Hydarnès le Jeune prit part à l'expédition de Xerxès contre la Grèce en 485 av. J.-C. Durant la bataille des Thermopyles (août ou septembre 480 av. J.-C), les Perses tentent de franchir l'étroit défilé des Thermopyles gardé par les Spartiates. Le premier jour, Hydarnès le Jeune mène sans succès les Immortels, corps d'élite de l'armée perse au combat. Le deuxième jour, Éphialtès de Trachis, cité proche d'Héraclée, trahit les Grecs et informe Xerxès Ier de l'existence d'un sentier dans la montagne permettant de contourner le défilé et offre de guider les Perses. Hérodote en donne une description détaillée (Hérodote, VII, 216-218).
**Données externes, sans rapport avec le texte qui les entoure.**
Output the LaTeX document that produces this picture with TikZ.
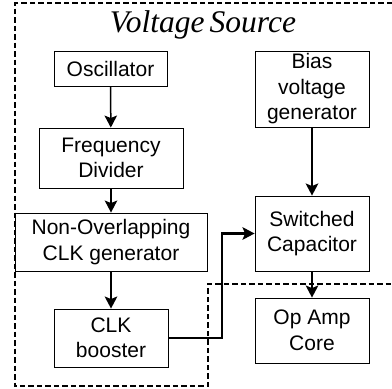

L'attaque en tenaille de Brennos adopte n'est donc pas une nouveauté !

D'Hypata à Trachis-Héraclée : une zone de trekking populaire aujourd'hui ! L'attaque en tenaille des Gaulois.
D'Hypata à Trachis-Héraclée : une zone de trekking populaire aujourd'hui ! L'attaque en tenaille des Gaulois.

Sans en avoir l'air, Pausanias rappelle l'ancienne trahison de la cité de Trachis, tout en la justifiant grâce à un vieil adage. Il s'agit d'une citation de la première Néméenne de Pindare, éloge de Chromios, vainqueur à la course de char (I, 53-54). Le poète y évoque le premier exploit d'Hercule encore bébé, étranglant les serpents envoyés par Héra, et l'angoisse de son père Amphitryon aux cris sa femme. D'où la phrase :

[1, 53] (...)Τὸ γὰρ οἰκεῖον πιέζει πάνθ᾽ ὁμῶς·

   εὐθὺς δ᾽ ἀπήμων κραδία κᾶδος ἀμφ᾽ ἀλλότριον.

[1, 53] (...) Car les malheurs qui touchent notre famille nous accablent également tous ; mais notre cœur est tout de suite indifférent au chagrin des autres.


Pausanias paraphrase plus qu'il ne cite, reprenant le vocabulaire et l'idée, mais transformant la structure grammaticale de la phrase pour adapter les vers de Pindare en prose. Les Ainianes et les Héracléotes ne valent pas plus ou moins que les autres ; ce sont des hommes avec leurs faiblesses. Voilà le message.